* **SET PROBLEM**
Below are records; state how many of their lines hold the word "this", and give only the figure.

==============================

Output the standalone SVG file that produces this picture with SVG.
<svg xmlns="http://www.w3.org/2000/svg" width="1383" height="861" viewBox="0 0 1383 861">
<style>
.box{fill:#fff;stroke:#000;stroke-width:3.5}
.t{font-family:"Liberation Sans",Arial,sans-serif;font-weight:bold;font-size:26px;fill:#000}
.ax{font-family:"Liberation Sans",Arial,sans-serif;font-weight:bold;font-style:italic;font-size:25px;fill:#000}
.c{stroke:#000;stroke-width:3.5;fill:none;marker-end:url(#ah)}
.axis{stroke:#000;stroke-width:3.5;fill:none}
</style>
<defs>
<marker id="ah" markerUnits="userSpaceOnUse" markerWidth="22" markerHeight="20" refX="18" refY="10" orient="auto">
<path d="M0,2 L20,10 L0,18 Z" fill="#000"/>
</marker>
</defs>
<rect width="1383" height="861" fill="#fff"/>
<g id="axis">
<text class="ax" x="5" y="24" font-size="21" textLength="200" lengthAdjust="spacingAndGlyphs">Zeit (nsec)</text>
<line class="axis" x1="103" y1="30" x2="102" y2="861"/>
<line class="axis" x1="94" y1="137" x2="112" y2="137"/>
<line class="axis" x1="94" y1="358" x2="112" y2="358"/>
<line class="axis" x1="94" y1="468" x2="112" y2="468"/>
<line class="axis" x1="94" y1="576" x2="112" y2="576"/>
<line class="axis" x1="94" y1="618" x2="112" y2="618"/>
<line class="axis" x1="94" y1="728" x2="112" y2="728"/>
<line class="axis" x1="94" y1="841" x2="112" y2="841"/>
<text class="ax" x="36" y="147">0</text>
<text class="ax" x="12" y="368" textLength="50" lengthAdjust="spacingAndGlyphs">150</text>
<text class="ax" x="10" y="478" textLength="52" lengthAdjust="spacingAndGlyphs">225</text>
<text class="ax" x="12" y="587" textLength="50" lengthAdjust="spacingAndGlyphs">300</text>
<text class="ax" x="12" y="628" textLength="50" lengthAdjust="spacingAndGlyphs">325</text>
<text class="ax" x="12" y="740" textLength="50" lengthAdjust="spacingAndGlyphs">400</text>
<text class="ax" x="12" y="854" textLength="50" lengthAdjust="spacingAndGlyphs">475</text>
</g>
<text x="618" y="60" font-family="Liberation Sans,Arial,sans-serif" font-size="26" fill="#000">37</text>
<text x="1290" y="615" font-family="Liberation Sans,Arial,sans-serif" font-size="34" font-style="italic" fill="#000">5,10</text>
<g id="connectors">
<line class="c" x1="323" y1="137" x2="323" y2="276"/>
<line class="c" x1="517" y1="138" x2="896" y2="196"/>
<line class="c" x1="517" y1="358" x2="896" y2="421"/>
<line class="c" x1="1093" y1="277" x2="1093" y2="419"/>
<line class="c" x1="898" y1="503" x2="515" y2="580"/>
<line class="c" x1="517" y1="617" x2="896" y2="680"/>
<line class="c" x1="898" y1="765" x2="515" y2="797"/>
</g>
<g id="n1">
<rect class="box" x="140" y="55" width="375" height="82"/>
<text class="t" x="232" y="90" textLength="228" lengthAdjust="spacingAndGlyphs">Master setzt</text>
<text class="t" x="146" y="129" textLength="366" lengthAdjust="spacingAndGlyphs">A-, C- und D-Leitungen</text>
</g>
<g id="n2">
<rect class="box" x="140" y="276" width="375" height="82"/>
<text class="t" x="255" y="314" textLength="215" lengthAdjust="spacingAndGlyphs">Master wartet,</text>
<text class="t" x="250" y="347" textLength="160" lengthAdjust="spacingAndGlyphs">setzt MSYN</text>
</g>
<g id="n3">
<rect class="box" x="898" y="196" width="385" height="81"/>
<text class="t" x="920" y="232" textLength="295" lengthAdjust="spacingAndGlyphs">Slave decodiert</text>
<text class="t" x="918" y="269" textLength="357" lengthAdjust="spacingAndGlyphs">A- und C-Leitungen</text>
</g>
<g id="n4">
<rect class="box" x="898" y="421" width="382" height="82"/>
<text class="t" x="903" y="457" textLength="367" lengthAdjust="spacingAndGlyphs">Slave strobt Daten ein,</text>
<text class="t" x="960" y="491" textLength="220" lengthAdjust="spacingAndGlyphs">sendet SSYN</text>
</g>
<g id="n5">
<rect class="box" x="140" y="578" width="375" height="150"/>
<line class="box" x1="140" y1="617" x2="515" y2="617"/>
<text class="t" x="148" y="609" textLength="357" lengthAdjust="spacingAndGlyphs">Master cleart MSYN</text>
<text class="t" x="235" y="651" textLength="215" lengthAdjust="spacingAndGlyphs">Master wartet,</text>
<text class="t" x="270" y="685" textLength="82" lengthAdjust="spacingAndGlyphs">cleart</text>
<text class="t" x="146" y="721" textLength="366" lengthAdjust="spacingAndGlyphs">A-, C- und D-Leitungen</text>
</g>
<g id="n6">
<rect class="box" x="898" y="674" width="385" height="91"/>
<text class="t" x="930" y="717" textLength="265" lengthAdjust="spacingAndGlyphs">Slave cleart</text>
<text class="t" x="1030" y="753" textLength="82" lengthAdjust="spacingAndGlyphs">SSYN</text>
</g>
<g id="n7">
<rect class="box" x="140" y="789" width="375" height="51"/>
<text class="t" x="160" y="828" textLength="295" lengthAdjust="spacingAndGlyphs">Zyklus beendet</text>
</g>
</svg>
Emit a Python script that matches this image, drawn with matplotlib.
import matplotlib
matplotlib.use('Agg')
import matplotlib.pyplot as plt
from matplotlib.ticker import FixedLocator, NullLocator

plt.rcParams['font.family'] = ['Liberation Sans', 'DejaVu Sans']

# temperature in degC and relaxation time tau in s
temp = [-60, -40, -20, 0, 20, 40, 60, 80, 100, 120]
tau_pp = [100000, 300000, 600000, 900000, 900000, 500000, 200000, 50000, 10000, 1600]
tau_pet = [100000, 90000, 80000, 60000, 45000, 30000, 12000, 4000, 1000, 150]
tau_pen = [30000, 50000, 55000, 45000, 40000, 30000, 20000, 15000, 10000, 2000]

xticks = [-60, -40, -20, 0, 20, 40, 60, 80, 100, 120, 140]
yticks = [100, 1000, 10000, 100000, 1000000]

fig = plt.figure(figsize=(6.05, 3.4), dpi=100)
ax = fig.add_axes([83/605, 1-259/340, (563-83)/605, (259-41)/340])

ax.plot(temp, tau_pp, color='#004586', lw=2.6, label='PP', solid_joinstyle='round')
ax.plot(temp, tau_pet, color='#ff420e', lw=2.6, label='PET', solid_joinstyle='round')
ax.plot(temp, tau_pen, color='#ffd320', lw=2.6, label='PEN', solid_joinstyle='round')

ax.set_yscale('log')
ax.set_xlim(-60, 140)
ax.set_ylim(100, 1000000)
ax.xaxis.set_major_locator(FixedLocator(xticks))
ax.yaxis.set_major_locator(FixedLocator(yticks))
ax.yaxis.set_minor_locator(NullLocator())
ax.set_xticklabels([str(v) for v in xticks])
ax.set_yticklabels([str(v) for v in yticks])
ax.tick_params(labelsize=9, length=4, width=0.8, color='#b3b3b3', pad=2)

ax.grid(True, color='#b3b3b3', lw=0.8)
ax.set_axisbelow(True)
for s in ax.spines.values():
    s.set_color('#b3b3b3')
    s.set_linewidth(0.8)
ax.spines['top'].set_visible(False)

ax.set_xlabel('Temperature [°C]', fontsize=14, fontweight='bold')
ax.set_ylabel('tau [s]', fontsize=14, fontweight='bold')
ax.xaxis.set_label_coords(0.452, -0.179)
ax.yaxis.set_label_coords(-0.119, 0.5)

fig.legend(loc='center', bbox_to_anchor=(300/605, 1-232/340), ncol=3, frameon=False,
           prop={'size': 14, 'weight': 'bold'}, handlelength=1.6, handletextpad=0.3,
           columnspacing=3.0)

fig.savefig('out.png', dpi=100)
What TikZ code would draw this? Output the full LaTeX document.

==============================

* **REPLY TO THE TASK**
3